Reproduce nothing but the lines from the start of the material through the line that includes "(0,0) rectangle (873,478);", both ends included, and omit every picture.

(Source material):
(begin)
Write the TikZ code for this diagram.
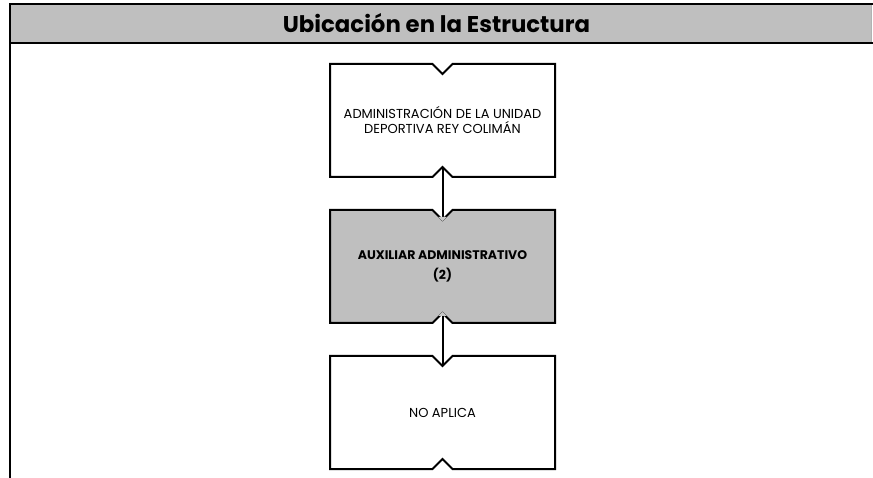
\documentclass[tikz,border=0pt]{standalone}
\usepackage{fontspec}
\setmainfont{Poppins}
\usetikzlibrary{arrows.meta, calc, backgrounds}
\definecolor{headgray}{RGB}{191, 191, 191}
\definecolor{tipgray}{RGB}{200, 200, 200}

\begin{document}
\begin{tikzpicture}[
  x=1pt, y=-1pt,
  unit/.style={draw=none, inner sep=0pt, outer sep=0pt, minimum width=225pt, minimum height=113pt,
               align=center, font=\fontsize{13}{15}\selectfont},
  outline/.style={draw=black, line width=2pt, line join=miter},
  conn/.style={line width=2pt},
  frame/.style={line width=2.6pt}
]
\useasboundingbox (0,0) rectangle (873,478);

% cabecera
\fill[headgray] (10,4) rectangle (871,43);
\draw[gray!60, line width=0.6pt] (871,4) -- (871,43);
\node[font=\fontsize{22.8}{24}\selectfont\bfseries] (title) at (436.5,23.5) {Ubicación en la Estructura};
\draw[frame] (873,4) -- (10,4) -- (10,478);
\draw[frame] (10,43) -- (873,43);

% puestos
\node[unit] (adm) at (442.5,120.5) {ADMINISTRACIÓN DE LA UNIDAD\\DEPORTIVA REY COLIMÁN};
\node[unit, font=\fontsize{12.5}{20}\selectfont\bfseries] (aux) at (442.5,266.5) {AUXILIAR ADMINISTRATIVO\\(2)};
\node[unit] (noap) at (442.5,412.5) {NO APLICA};

\begin{scope}[on background layer]
\foreach \n/\c in {adm/white, aux/headgray, noap/white}
  \draw[outline, fill=\c] (\n.north west) -- ($(\n.north)+(-10pt,0)$) -- ($(\n.north)+(0,-10pt)$)
    -- ($(\n.north)+(10pt,0)$) -- (\n.north east) -- (\n.south east)
    -- ($(\n.south)+(10pt,0)$) -- ($(\n.south)+(0,10pt)$) -- ($(\n.south)+(-10pt,0)$)
    -- (\n.south west) -- cycle;
\end{scope}

\draw[conn, -{Triangle[color=tipgray, length=4pt, width=8pt]}]
  ($(adm.south)+(0,10pt)$) -- ($(aux.north)+(0,-11pt)$);
\draw[conn, {Triangle[color=tipgray, length=4pt, width=8pt]}-]
  ($(aux.south)+(0,11pt)$) -- ($(noap.north)+(0,-10pt)$);
\end{tikzpicture}
\end{document}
(end)
(Reply):
Write the TikZ code for this diagram.
\documentclass[tikz,border=0pt]{standalone}
\usepackage{fontspec}
\setmainfont{Poppins}
\usetikzlibrary{arrows.meta, calc, backgrounds}
\definecolor{headgray}{RGB}{191, 191, 191}
\definecolor{tipgray}{RGB}{200, 200, 200}

\begin{document}
\begin{tikzpicture}[
  x=1pt, y=-1pt,
  unit/.style={draw=none, inner sep=0pt, outer sep=0pt, minimum width=225pt, minimum height=113pt,
               align=center, font=\fontsize{13}{15}\selectfont},
  outline/.style={draw=black, line width=2pt, line join=miter},
  conn/.style={line width=2pt},
  frame/.style={line width=2.6pt}
]
\useasboundingbox (0,0) rectangle (873,478);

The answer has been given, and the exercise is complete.